The archaeology work done by the University of West Florida helped strengthen interest in local history, but it still seems to be more interesting to scholars than to your average visitor. They might visit a downtown museum to see displays on local history once they are here, but they are unlikely to base a visit on that the way they would a visit to the beach, or the aviation museum.
But a new book might help. It’s titled “Independence Lost, Lives on the Edge of the American Revolution.” It was recently featured here on WUWF on the Diane Rehm show from NPR. The book examines how the American Revolution affected people along the Gulf Coast, and Pensacola has a big role.
The author is Kathleen DuVal, an up and coming historian at the University of North Carolina. She focuses on how major historical events affected people at the time, and how these people, little known today, affected historical events. DuVal writes exceptionally well, and really makes 18th-century history on the Gulf Coast come alive. You get a real sense of the people and the times.
Her book also highlights what has been for too long the under-appreciated 1781 battle between the Spanish and British in Pensacola.
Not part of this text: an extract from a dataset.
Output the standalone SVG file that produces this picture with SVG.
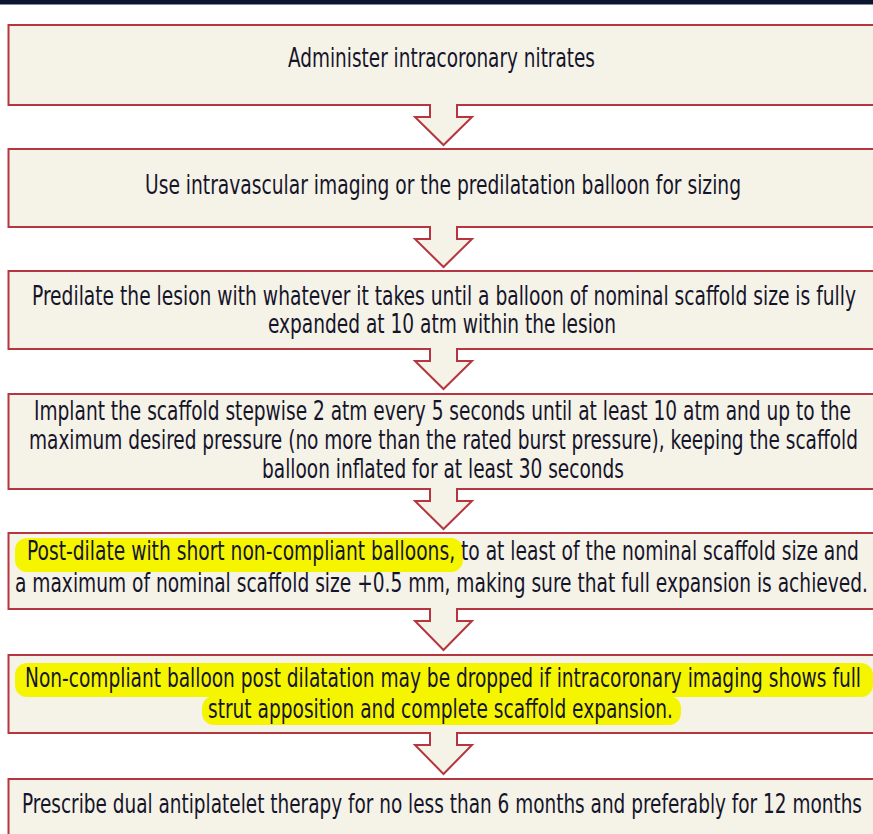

The winning general was Bernardo de Galvez, who has become something of a hero in Pensacola, with his bust at the Fort George replica on Palafox Street, his own day, May 8, the date of the British surrender, and honorary citizenship awarded by Congress.
Galvez led more than 7,000 troops into the battle following his earlier success in capturing Mobile. The siege took place on what is today North Hill, and ended when the British powder magazine exploded. Any remnants of that day have long been covered up by time and the homes in the North Hill neighborhood, the memory kept alive by historic markers and the fort replica.
The late J. Earle Bowden, editor emeritus of the Pensacola News Journal, complained for years that the battle was much more important than historians gave it credit for, and he worked hard to ensure that Galvez and the battle were remembered locally.
DuVal’s book should go a long way toward vindicating Bowden. She points out that a major result of the Spanish victory is that it freed the Spanish fleet to relieve a French fleet from duty in the Caribbean, allowing it to sail up the East Coast to directly support George Washington’s defeat of the British army under Cornwallis at Yorktown, Va. This defeat heavily influenced Britain to negotiate an end to the conflict, and formally recognize the United States as an independent nation.
DuVal wrote that, “The siege of Pensacola decided the fate of an important part of the British empire, for the next few decades at least. The victory was a startling reversal from British dominance in 1763,” which was when Britain had assumed sovereignty over Pensacola.
“Yet,” DuVal writes, “the siege of Pensacola has not taken its place alongside Yorktown in the written histories of the American Revolution’s weighty events.”
Maybe that’s finally ready to change.